Nous avons déjà écrit à ce sujet. La révolution russe est un danger incommensurablement plus grand pour les Hohenzollern que les appétits et les projets de la Russie impérialiste. Plus tôt la révolution se débarrassera du masque chauvin de Guchkov-Miliukov et révèlera son visage prolétarien, plus la réponse qu'elle recevra en Allemagne sera puissante ; les Hohenzollern auront un désir et des possibilités bien amoindris d'étrangler la révolution russe; ils auront suffisamment de soucis à la maison.
"Et si le prolétariat allemand ne se lève pas ? Que ferons-nous alors ? "

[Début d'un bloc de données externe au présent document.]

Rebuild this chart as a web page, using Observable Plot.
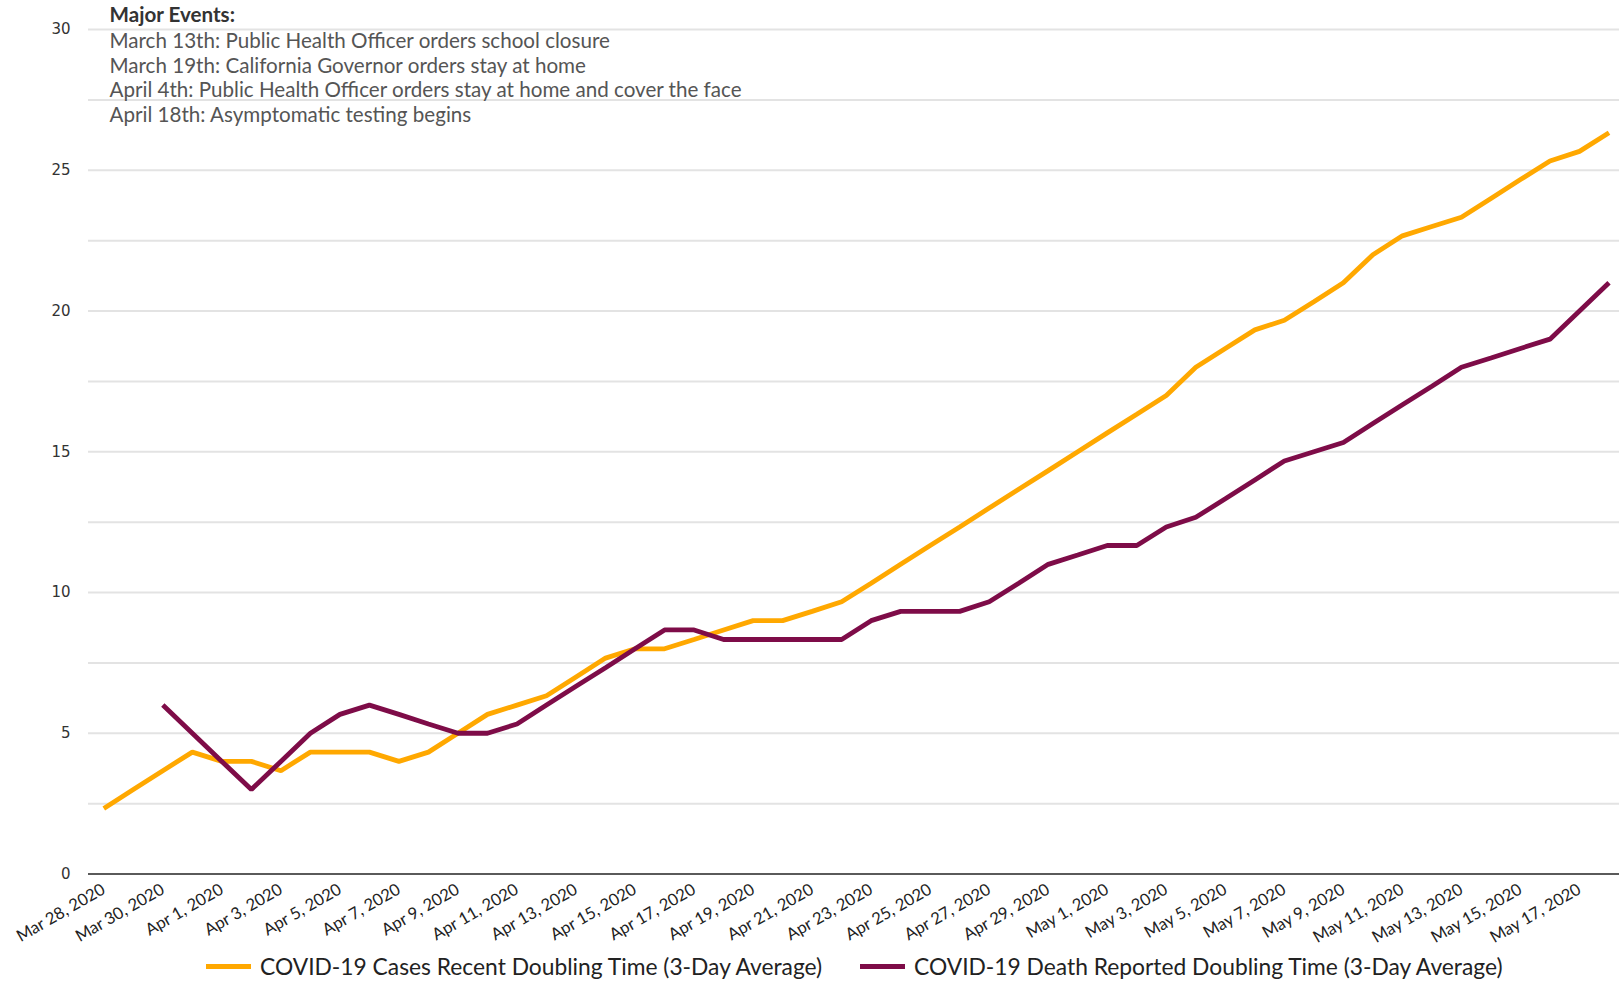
<!DOCTYPE html>
<html>
<head>
<meta charset="utf-8">
<script src="https://cdn.jsdelivr.net/npm/d3@7"></script>
<script src="https://cdn.jsdelivr.net/npm/@observablehq/plot@0.6"></script>
<style>
  html, body { margin: 0; padding: 0; background: #fff; overflow: hidden; }
  #wrap { width: 1619px; }
  #wrap svg { overflow: visible; }
  .legend { display: flex; align-items: center; height: 28px; font-family: Lato, sans-serif; font-size: 22.8px; color: #222; }
  .legend .item { display: flex; align-items: center; position: absolute; }
  .legend .sw { width: 45px; height: 5px; margin-right: 9px; }
</style>
</head>
<body>
<div id="wrap"></div>
<script>
const dates = [
  "Mar 28, 2020","Mar 29, 2020","Mar 30, 2020","Mar 31, 2020",
  "Apr 1, 2020","Apr 2, 2020","Apr 3, 2020","Apr 4, 2020","Apr 5, 2020","Apr 6, 2020",
  "Apr 7, 2020","Apr 8, 2020","Apr 9, 2020","Apr 10, 2020","Apr 11, 2020","Apr 12, 2020",
  "Apr 13, 2020","Apr 14, 2020","Apr 15, 2020","Apr 16, 2020","Apr 17, 2020","Apr 18, 2020",
  "Apr 19, 2020","Apr 20, 2020","Apr 21, 2020","Apr 22, 2020","Apr 23, 2020","Apr 24, 2020",
  "Apr 25, 2020","Apr 26, 2020","Apr 27, 2020","Apr 28, 2020","Apr 29, 2020","Apr 30, 2020",
  "May 1, 2020","May 2, 2020","May 3, 2020","May 4, 2020","May 5, 2020","May 6, 2020",
  "May 7, 2020","May 8, 2020","May 9, 2020","May 10, 2020","May 11, 2020","May 12, 2020",
  "May 13, 2020","May 14, 2020","May 15, 2020","May 16, 2020","May 17, 2020","May 18, 2020"
];
const xTickLabels = [
  "Mar 28, 2020","Mar 30, 2020","Apr 1, 2020","Apr 3, 2020","Apr 5, 2020","Apr 7, 2020",
  "Apr 9, 2020","Apr 11, 2020","Apr 13, 2020","Apr 15, 2020","Apr 17, 2020","Apr 19, 2020",
  "Apr 21, 2020","Apr 23, 2020","Apr 25, 2020","Apr 27, 2020","Apr 29, 2020","May 1, 2020",
  "May 3, 2020","May 5, 2020","May 7, 2020","May 9, 2020","May 11, 2020","May 13, 2020",
  "May 15, 2020","May 17, 2020"
];
const casesDoubling = [
  2.33, 3.0, 3.67, 4.33, 4.0, 4.0, 3.67, 4.33, 4.33, 4.33,
  4.0, 4.33, 5.0, 5.67, 6.0, 6.33, 7.0, 7.67, 8.0, 8.0,
  8.33, 8.67, 9.0, 9.0, 9.33, 9.67, 10.33, 11.0, 11.67, 12.33,
  13.0, 13.67, 14.33, 15.0, 15.67, 16.33, 17.0, 18.0, 18.67, 19.33,
  19.67, 20.33, 21.0, 22.0, 22.67, 23.0, 23.33, 24.0, 24.67, 25.33,
  25.67, 26.33
];
const deathsDoubling = [
  null, null, 6.0, 5.0, 4.0, 3.0, 4.0, 5.0, 5.67, 6.0,
  5.67, 5.33, 5.0, 5.0, 5.33, 6.0, 6.67, 7.33, 8.0, 8.67,
  8.67, 8.33, 8.33, 8.33, 8.33, 8.33, 9.0, 9.33, 9.33, 9.33,
  9.67, 10.33, 11.0, 11.33, 11.67, 11.67, 12.33, 12.67, 13.33, 14.0,
  14.67, 15.0, 15.33, 16.0, 16.67, 17.33, 18.0, 18.33, 18.67, 19.0,
  20.0, 21.0
];
const seriesNames = [
  "COVID-19 Cases Recent Doubling Time (3-Day Average)",
  "COVID-19 Death Reported Doubling Time (3-Day Average)"
];
const seriesColors = ["#FFA800", "#7E0C48"];
const yTicks = [0, 5, 10, 15, 20, 25, 30];
const gridValues = [2.5, 5, 7.5, 10, 12.5, 15, 17.5, 20, 22.5, 25, 27.5, 30];
const eventsTitle = "Major Events:";
const events = [
  "March 13th: Public Health Officer orders school closure",
  "March 19th: California Governor orders stay at home",
  "April 4th: Public Health Officer orders stay at home and cover the face",
  "April 18th: Asymptomatic testing begins"
];

const rows = [];
dates.forEach((d, i) => {
  rows.push({date: d, value: casesDoubling[i], series: seriesNames[0]});
  rows.push({date: d, value: deathsDoubling[i], series: seriesNames[1]});
});

const chart = Plot.plot({
  width: 1619,
  height: 952,
  marginLeft: 88,
  marginRight: 0,
  marginTop: 29,
  marginBottom: 78.5,
  style: {fontFamily: "Lato, sans-serif", background: "#fff", overflow: "visible"},
  x: {type: "point", domain: dates, padding: 0, round: false, range: [103.3, 1608.5], label: null},
  y: {domain: [0, 30], label: null},
  color: {domain: seriesNames, range: seriesColors},
  marks: [
    Plot.ruleY(gridValues, {stroke: "#e3e3e3", strokeWidth: 2}),
    Plot.ruleY([0], {stroke: "#5a5a5a", strokeWidth: 2}),
    Plot.axisY({ticks: yTicks, tickSize: 0, tickPadding: 18, fontSize: 15, fontFamily: "DejaVu Sans", fill: "#333", label: null}),
    Plot.axisX({ticks: xTickLabels, tickSize: 0, tickPadding: 14, tickRotate: -30, fontSize: 16.6, fill: "#222", label: null}),
    Plot.line(rows, {x: "date", y: "value", z: "series", stroke: "series", strokeWidth: 4.8, strokeLinecap: "butt", strokeLinejoin: "miter", defined: d => d.value != null}),
    Plot.text([eventsTitle], {frameAnchor: "top-left", dx: 21, dy: -14, lineAnchor: "middle", textAnchor: "start", fontSize: 20.6, fontWeight: "bold", fill: "#333"}),
    Plot.text([events.join("\n")], {frameAnchor: "top-left", dx: 21, dy: 1, lineAnchor: "top", textAnchor: "start", fontSize: 20.6, lineHeight: 1.194, fill: "#555"})
  ]
});

const wrap = document.getElementById("wrap");
wrap.appendChild(chart);

const legend = document.createElement("div");
legend.className = "legend";
legend.style.position = "relative";
const legendX = [206, 860];
seriesNames.forEach((name, i) => {
  const item = document.createElement("div");
  item.className = "item";
  item.style.left = legendX[i] + "px";
  const sw = document.createElement("span");
  sw.className = "sw";
  sw.style.background = seriesColors[i];
  const t = document.createElement("span");
  t.textContent = name;
  item.appendChild(sw);
  item.appendChild(t);
  legend.appendChild(item);
});
wrap.appendChild(legend);
</script>
</body>
</html>
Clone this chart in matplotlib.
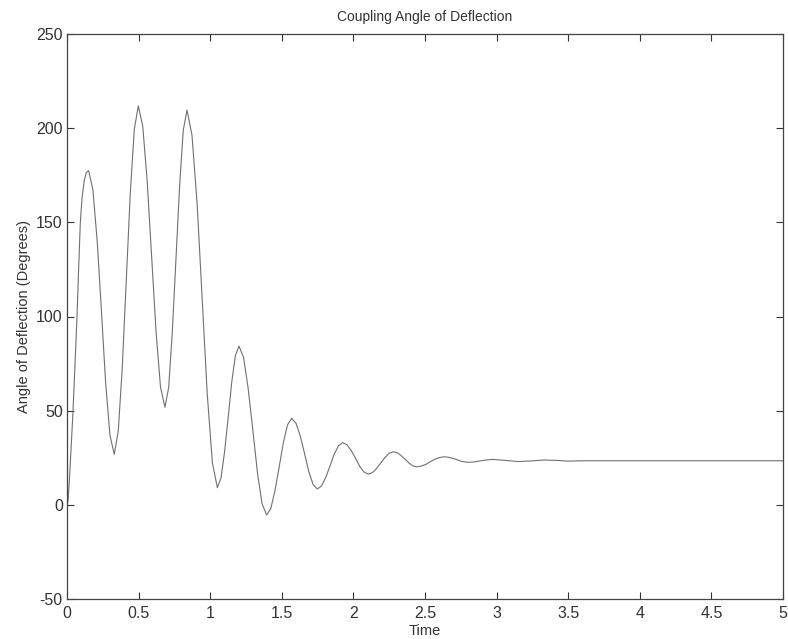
import numpy as np
import matplotlib
matplotlib.use('Agg')
import matplotlib.pyplot as plt

plt.rcParams['font.family'] = ['Liberation Sans', 'DejaVu Sans']
plt.rcParams['axes.unicode_minus'] = False

# values
time = [0.000, 0.007, 0.015, 0.023, 0.032, 0.042, 0.056, 0.070, 0.082, 0.093,
        0.105, 0.120, 0.135, 0.151,
        0.181, 0.211, 0.241, 0.270, 0.300, 0.330,
        0.358, 0.386, 0.414, 0.442, 0.470, 0.498,
        0.529, 0.560, 0.591, 0.622, 0.653, 0.684,
        0.710, 0.735, 0.761, 0.787, 0.812, 0.838,
        0.873, 0.909, 0.944, 0.979, 1.015, 1.050,
        1.075, 1.100, 1.126, 1.151, 1.176, 1.201,
        1.233, 1.265, 1.298, 1.330, 1.362, 1.394,
        1.423, 1.452, 1.482, 1.511, 1.540, 1.569,
        1.599, 1.629, 1.659, 1.688, 1.718, 1.748,
        1.778, 1.807, 1.837, 1.866, 1.896, 1.925,
        1.955, 1.985, 2.015, 2.044, 2.074, 2.104,
        2.133, 2.162, 2.192, 2.221, 2.250, 2.279,
        2.306, 2.333, 2.361, 2.388, 2.415, 2.442,
        2.474, 2.506, 2.537, 2.569, 2.601, 2.633,
        2.661, 2.690, 2.718, 2.746, 2.775, 2.803,
        2.832, 2.861, 2.890, 2.919, 2.948, 2.977,
        3.060, 3.150, 3.240, 3.330, 3.420, 3.500, 3.600, 4.000, 4.500, 5.000]
angle = [0.0, 2.0, 11.0, 22.0, 35.0, 50.0, 75.0, 100.0, 127.0, 150.0,
         163.0, 172.0, 176.5, 177.4,
         167.3, 139.8, 102.1, 64.5, 36.9, 26.8,
         39.2, 73.0, 119.3, 165.6, 199.4, 211.8,
         201.1, 171.8, 131.8, 91.8, 62.5, 51.8,
         62.4, 91.3, 130.7, 170.1, 199.0, 209.6,
         196.2, 159.5, 109.4, 59.2, 22.5, 9.1,
         14.1, 27.9, 46.7, 65.5, 79.3, 84.3,
         78.3, 61.9, 39.5, 17.0, 0.6, -5.4,
         -2.0, 7.4, 20.3, 33.1, 42.5, 45.9,
         43.4, 36.5, 27.2, 17.8, 10.9, 8.4,
         10.1, 14.6, 20.7, 26.9, 31.4, 33.0,
         31.9, 28.8, 24.7, 20.5, 17.4, 16.3,
         17.1, 19.3, 22.3, 25.2, 27.4, 28.2,
         27.7, 26.2, 24.2, 22.2, 20.7, 20.2,
         20.6, 21.5, 22.9, 24.2, 25.1, 25.5,
         25.3, 24.8, 24.1, 23.3, 22.8, 22.6,
         22.7, 23.0, 23.4, 23.7, 24.0, 24.1,
         23.6, 23.0, 23.3, 23.8, 23.6, 23.2, 23.4, 23.4, 23.4, 23.4]

xticks = [0, 0.5, 1, 1.5, 2, 2.5, 3, 3.5, 4, 4.5, 5]
xticklabels = ['0', '0.5', '1', '1.5', '2', '2.5', '3', '3.5', '4', '4.5', '5']
yticks = [-50, 0, 50, 100, 150, 200, 250]

fig = plt.figure(figsize=(7.88, 6.39), dpi=100)
ax = fig.add_axes([67 / 788, 40 / 639, 716 / 788, 565 / 639])

ax.plot(time, angle, color='#707070', linewidth=0.8, solid_joinstyle='round')

ax.set_xlim(0, 5)
ax.set_ylim(-50, 250)
ax.set_xticks(xticks)
ax.set_xticklabels(xticklabels)
ax.set_yticks(yticks)

ax.tick_params(direction='in', length=5, width=0.8, colors='#333333',
               labelsize=11.5, top=True, right=True, pad=3)
ax.tick_params(axis='x', pad=5)
for s in ax.spines.values():
    s.set_color('#444444')
    s.set_linewidth(0.9)

ax.set_title('Coupling Angle of Deflection', fontsize=10, color='#333333', pad=9)
ax.set_xlabel('Time', fontsize=10.5, color='#333333', labelpad=2)
ax.set_ylabel('Angle of Deflection (Degrees)', fontsize=10.5, color='#333333', labelpad=4)

fig.savefig('out.png', dpi=100)
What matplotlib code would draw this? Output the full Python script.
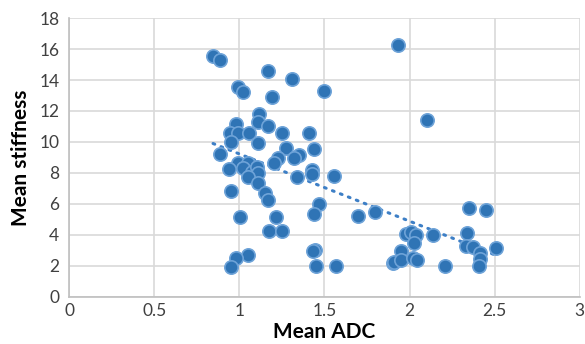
import matplotlib
matplotlib.use("Agg")
import matplotlib.pyplot as plt
import numpy as np

# mean ADC vs mean stiffness
adc = [0.846, 0.887, 0.992, 1.020, 1.167, 1.190, 1.310, 1.500, 1.930, 2.100,
       1.117, 1.108, 0.980, 1.167, 0.945, 0.994, 1.059, 1.251, 1.411, 0.949,
       1.108, 0.888, 1.277, 1.440, 1.352, 1.322, 1.229, 1.202, 0.994, 1.053,
       0.941, 1.023, 1.073, 1.102, 1.112, 1.053, 1.112, 1.338, 1.428, 1.430,
       1.558, 0.950, 1.150, 1.167, 1.468, 1.439, 1.697, 1.800, 1.006, 1.217,
       1.176, 1.249, 1.445, 1.435, 1.049, 0.979, 0.950, 1.449, 1.568, 1.905,
       2.350, 2.449, 1.979, 2.006, 2.041, 2.028, 2.139, 2.339, 2.329, 2.374,
       2.413, 2.413, 2.409, 2.509, 1.950, 1.908, 1.950, 2.022, 2.043, 2.210]
stiffness = [15.55, 15.30, 13.53, 13.25, 14.57, 12.89, 14.05, 13.27, 16.25, 11.42,
             11.80, 11.30, 11.18, 11.00, 10.56, 10.56, 10.60, 10.56, 10.60, 10.00,
             9.95, 9.24, 9.58, 9.52, 9.17, 8.98, 8.95, 8.66, 8.65, 8.65,
             8.23, 8.29, 8.07, 8.40, 7.97, 7.75, 7.36, 7.71, 8.20, 7.94,
             7.79, 6.83, 6.67, 6.27, 5.96, 5.33, 5.22, 5.48, 5.12, 5.14,
             4.25, 4.25, 3.00, 2.96, 2.66, 2.47, 1.88, 1.97, 1.97, 2.20,
             5.72, 5.57, 4.04, 4.19, 3.99, 3.48, 3.99, 4.08, 3.28, 3.22,
             2.79, 2.40, 1.97, 3.15, 2.96, 2.25, 2.36, 2.47, 2.36, 1.97]

xticks = [0, 0.5, 1, 1.5, 2, 2.5, 3]
xticklabels = ["0", "0.5", "1", "1.5", "2", "2.5", "3"]
yticks = list(range(0, 19, 2))

plt.rcParams["font.family"] = ["Lato", "DejaVu Sans"]

fig = plt.figure(figsize=(5.85, 3.44), dpi=100)
ax = fig.add_axes([0.118, 0.138, 0.873, 0.809])

x = np.array(adc)
y = np.array(stiffness)

# linear trendline over the data range
k, b = np.polyfit(x, y, 1)
tx = np.array([x.min(), x.max()])
ax.plot(tx, k * tx + b, color="#3d7fc6", linewidth=2.2,
        linestyle=(0, (0.6, 2.2)), dash_capstyle="round", zorder=3)

ax.scatter(x, y, s=92, color="#2f74b5", edgecolors="#6ea3d8",
           linewidths=1.2, zorder=4)

ax.set_xlim(0, 3)
ax.set_ylim(0, 18)
ax.set_xticks(xticks)
ax.set_xticklabels(xticklabels)
ax.set_yticks(yticks)
ax.grid(True, color="#d9d9d9", linewidth=1.2)
ax.set_axisbelow(True)
for s in ["top", "right"]:
    ax.spines[s].set_visible(False)
for s in ["left", "bottom"]:
    ax.spines[s].set_color("#bfbfbf")
    ax.spines[s].set_linewidth(1.2)
ax.tick_params(length=0, labelsize=12.5, colors="#404040", pad=5)
ax.tick_params(axis="y", pad=7)

ax.set_xlabel("Mean ADC", fontsize=15, fontweight="bold", labelpad=2)
ax.set_ylabel("Mean stiffness", fontsize=15, fontweight="bold", labelpad=6)

fig.savefig("out.png", dpi=100)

"C'est-à-dire que vous supposez que la révolution russe pourrait se produire sans laisser de traces en Allemagne - même si la révolution met un gouvernement ouvrier au pouvoir ? Mais cela est absolument inconcevable."
"Mais si, néanmoins ...?"
"Essentiellement, nous n'avons aucune raison de nous torturer maintenant le cerveau avec une supposition aussi improbable. La guerre a transformé toute l'Europe en une poudrière remplie par la poudre de la révolution sociale. Le prolétariat russe lance maintenant une torche enflammée dans cet entrepôt de poudre à canon. Supposer que cette torche ne provoquera pas une explosion c'est mépriser les lois de la logique historique et de la psychologie. Mais si l'improbable devait se produire, si l'organisation social-patriotique conservatrice devait empêcher la classe ouvrière allemande de s'élancer immédiatement contre ses classes dirigeantes, alors, bien sûr, la classe ouvrière russe défendrait la révolution les armes à la main. Le gouvernement ouvrier révolutionnaire combattrait les Hohenzollern, et appellerait le prolétariat frère allemand à se lancer contre l'ennemi commun. Exactement de la même manière, s'il était sur le point de prendre immédiatement le pouvoir, le prolétariat allemand aurait non seulement le «droit», mais serait obligé de faire la guerre aux Guchkov-Milioukov, afin d'aider les travailleurs russes à faire face à leur ennemi impérialiste. Dans les deux cas, la guerre menée par le gouvernement prolétarien ne serait qu'une révolution armée. Cela ne serait pas «la défense de la patrie», mais la défense de la révolution et son expansion vers d'autres pays ».